Moreover, it may have been her NCRP-influenced approach to international exchange that led her to the Fulbright opportunity in Russia as well as other countries.
“I’ve always had a philosophy that I hold my expectations in abeyance…. My idea is wait until I have feet on the ground to see what’s really going on. That philosophy has never let me down,” she said.
Since 1996, the Carson native has served as a senior Fulbright Scholar in nine-month stints teaching media and society studies in Gweru, Zimbabwe; at the International Foundation for Education and Self-Help agency in Addis Ababa, Ethiopia–where she was recognized with an International Educator of the Year award; and in Malawi for two years.
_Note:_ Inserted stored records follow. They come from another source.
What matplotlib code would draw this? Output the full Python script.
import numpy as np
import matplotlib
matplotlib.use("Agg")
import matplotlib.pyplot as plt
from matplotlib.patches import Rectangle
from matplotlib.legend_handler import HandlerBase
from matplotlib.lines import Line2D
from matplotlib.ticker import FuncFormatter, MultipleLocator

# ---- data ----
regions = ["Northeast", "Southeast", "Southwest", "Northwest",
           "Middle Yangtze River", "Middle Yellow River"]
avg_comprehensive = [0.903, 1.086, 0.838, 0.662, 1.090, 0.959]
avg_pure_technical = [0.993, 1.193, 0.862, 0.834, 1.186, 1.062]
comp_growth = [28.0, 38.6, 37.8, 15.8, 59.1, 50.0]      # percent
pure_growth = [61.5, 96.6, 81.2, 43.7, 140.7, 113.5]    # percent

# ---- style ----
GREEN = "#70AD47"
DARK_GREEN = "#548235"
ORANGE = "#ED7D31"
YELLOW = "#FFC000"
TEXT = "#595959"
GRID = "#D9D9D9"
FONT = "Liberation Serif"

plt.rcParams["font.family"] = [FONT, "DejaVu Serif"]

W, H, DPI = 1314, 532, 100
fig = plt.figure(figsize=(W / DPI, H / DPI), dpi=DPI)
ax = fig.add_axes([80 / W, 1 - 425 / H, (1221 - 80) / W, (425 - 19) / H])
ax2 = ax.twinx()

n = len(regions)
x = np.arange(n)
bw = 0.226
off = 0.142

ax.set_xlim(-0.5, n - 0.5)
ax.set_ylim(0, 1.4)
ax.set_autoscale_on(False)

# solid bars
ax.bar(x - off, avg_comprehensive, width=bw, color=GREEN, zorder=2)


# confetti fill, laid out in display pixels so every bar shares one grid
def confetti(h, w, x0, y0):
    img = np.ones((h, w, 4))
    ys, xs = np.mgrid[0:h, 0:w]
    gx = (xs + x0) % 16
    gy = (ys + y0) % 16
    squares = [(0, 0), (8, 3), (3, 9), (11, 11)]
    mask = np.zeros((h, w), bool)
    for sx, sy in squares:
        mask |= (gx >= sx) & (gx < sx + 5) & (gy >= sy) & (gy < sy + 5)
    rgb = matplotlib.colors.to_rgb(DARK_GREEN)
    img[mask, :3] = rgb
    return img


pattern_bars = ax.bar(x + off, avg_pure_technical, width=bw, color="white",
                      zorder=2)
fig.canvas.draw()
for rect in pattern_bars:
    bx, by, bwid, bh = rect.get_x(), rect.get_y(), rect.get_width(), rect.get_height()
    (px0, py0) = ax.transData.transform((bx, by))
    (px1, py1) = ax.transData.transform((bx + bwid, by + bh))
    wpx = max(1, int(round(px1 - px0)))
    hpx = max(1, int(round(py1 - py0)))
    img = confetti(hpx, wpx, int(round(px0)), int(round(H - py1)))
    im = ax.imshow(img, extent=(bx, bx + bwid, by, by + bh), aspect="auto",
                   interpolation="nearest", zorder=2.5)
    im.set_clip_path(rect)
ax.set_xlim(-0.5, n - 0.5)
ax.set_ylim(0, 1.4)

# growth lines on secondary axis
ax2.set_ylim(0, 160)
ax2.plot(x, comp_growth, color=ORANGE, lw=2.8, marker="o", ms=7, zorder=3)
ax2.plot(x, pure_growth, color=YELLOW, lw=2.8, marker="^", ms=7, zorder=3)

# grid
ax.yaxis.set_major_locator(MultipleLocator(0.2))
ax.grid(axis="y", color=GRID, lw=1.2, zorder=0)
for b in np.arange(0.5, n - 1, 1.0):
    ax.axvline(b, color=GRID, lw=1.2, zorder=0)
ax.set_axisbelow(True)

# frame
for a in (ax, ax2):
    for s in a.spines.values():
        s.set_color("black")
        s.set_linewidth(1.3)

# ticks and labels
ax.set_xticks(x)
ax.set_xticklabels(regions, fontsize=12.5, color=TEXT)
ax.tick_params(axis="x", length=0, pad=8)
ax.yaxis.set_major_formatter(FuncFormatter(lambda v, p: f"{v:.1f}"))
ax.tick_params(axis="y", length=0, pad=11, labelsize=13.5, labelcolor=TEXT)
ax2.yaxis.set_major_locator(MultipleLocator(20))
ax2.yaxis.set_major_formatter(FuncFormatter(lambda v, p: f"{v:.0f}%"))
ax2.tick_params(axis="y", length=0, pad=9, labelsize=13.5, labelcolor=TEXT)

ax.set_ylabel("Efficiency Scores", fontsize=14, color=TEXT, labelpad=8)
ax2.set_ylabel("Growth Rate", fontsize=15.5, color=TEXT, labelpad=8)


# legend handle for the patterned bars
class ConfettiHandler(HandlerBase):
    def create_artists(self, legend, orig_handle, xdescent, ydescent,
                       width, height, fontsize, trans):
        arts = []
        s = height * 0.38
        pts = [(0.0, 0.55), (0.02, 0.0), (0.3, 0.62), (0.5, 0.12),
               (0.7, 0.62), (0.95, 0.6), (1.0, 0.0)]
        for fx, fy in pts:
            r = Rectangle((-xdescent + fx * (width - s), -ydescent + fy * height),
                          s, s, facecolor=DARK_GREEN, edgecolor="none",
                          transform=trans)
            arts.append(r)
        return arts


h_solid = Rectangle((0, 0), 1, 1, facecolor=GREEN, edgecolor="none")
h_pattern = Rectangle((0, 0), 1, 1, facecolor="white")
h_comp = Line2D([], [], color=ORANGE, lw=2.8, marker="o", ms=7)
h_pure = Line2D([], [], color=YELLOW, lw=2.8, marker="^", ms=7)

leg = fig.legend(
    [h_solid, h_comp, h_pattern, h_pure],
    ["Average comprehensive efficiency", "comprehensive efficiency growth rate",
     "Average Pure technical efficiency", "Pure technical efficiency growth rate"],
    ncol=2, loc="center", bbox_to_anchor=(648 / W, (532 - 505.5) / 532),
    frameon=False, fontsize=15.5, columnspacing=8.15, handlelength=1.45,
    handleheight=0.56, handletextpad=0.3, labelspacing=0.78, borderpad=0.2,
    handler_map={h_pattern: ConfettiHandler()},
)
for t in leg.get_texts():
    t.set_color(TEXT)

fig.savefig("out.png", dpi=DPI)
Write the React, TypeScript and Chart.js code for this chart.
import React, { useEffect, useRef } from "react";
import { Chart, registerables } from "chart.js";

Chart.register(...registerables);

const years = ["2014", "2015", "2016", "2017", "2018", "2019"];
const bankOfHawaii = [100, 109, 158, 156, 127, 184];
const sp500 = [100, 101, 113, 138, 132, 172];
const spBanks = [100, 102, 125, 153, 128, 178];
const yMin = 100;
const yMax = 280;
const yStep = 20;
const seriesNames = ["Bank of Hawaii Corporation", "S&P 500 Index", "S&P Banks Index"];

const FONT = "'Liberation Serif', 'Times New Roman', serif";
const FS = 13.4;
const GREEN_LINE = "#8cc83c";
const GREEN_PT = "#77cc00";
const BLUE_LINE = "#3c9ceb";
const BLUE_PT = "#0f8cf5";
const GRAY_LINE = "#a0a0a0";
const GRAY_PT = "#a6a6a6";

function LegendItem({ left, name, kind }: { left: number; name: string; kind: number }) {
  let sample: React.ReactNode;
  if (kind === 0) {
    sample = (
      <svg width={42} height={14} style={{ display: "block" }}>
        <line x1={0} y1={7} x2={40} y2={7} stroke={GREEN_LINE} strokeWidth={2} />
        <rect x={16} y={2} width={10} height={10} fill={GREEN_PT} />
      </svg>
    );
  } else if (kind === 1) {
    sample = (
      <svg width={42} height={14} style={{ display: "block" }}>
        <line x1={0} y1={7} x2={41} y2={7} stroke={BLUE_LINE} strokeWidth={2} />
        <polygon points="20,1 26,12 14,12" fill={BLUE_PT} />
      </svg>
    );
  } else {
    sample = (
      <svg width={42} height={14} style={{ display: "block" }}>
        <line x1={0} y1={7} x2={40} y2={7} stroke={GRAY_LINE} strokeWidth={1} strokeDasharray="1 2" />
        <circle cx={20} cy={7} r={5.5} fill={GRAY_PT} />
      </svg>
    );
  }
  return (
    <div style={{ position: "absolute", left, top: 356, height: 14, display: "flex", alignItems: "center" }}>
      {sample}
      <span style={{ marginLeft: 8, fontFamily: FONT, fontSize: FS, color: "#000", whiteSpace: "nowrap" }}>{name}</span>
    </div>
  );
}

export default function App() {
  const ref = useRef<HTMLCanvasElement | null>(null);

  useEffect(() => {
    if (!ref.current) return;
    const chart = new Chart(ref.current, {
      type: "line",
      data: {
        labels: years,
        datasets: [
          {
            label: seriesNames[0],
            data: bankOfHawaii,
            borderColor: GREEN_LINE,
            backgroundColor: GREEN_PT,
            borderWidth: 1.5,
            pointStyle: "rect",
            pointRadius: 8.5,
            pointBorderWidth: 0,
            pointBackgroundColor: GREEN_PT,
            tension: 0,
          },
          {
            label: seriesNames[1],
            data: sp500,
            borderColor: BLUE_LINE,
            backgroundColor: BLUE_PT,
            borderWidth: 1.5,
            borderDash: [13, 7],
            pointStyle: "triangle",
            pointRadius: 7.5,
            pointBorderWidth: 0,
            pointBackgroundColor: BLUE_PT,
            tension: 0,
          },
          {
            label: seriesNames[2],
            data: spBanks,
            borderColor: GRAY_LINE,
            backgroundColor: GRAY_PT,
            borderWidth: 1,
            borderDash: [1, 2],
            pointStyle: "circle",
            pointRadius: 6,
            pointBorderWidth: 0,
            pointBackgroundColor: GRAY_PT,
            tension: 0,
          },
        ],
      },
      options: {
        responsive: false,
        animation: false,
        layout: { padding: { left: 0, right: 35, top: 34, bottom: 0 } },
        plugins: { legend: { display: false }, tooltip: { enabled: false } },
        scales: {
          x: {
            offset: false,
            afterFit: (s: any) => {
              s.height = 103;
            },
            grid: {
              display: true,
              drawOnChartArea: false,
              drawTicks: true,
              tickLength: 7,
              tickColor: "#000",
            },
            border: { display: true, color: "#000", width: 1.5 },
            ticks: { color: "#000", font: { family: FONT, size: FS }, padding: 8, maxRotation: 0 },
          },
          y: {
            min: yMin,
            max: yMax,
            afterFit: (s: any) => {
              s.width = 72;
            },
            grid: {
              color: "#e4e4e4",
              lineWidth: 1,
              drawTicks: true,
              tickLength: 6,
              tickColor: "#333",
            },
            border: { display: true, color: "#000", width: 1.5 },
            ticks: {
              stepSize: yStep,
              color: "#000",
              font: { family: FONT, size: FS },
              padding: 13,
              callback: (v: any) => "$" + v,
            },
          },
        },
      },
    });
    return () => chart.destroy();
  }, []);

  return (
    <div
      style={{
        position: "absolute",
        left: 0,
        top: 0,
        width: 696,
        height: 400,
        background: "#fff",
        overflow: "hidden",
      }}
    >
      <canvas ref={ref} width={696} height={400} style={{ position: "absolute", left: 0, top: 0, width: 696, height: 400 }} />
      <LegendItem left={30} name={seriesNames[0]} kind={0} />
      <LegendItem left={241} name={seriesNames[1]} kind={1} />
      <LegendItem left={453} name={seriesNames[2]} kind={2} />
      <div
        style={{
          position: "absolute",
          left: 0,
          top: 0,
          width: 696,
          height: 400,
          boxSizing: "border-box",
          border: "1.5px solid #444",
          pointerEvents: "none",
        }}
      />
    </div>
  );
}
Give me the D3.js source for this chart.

Jackson also served as a visiting professor in 2004 for the University of Pittsburgh’s Semester at Sea program visiting ports in Cuba, Brazil, India, China, Vietnam, South Korea, South Africa, Tanzania, and Japan; and for the University of Virginia’s Semester at Sea in 2012 she visited Panama, Ecuador, Peru, Costa Rica, and with a culminating anti-bullism peacebuilding project in Belize.
Through her teaching appointments abroad, Jackson has met with such world leaders as former Cuban president Fidel Castro, former South African president Nelson Mandela, and President of Zimbabwe Robert Mugabe.
Despite often contentious political climates, Jackson said that wherever she travels, she is able to transcend international relationships and finds that it’s the “human connection” that becomes central during her interactions.
“People just want to know who you are … how you live. And they want to tell you who they are. They are always willing to share,” she stressed. “There is always a mutually beneficial cultural takeaway. … People have a [better] understanding of one another. We’re able to bridge cultural gaps, academic gaps, and intellectual gaps.”
Jackson encourages other faculty members to teach abroad and students to study abroad.
“You just have a window to the world,” she said.
An occasional documentary maker, Jackson was the winner of the Best Documentary category in the Hollywood Black Film Festival 2000 competition for her self-reflective work: “Surviving Abyssinia” (video, 2000). The documentary was shot underground during Ethiopia’s Eritrea outbreak and documents her experiences as an African-American woman volunteering in the third poorest country in the world. She is currently working on a documentary and a book about her residence as Fulbright scholar to Mugabe’s problem-laden Zimbabwe.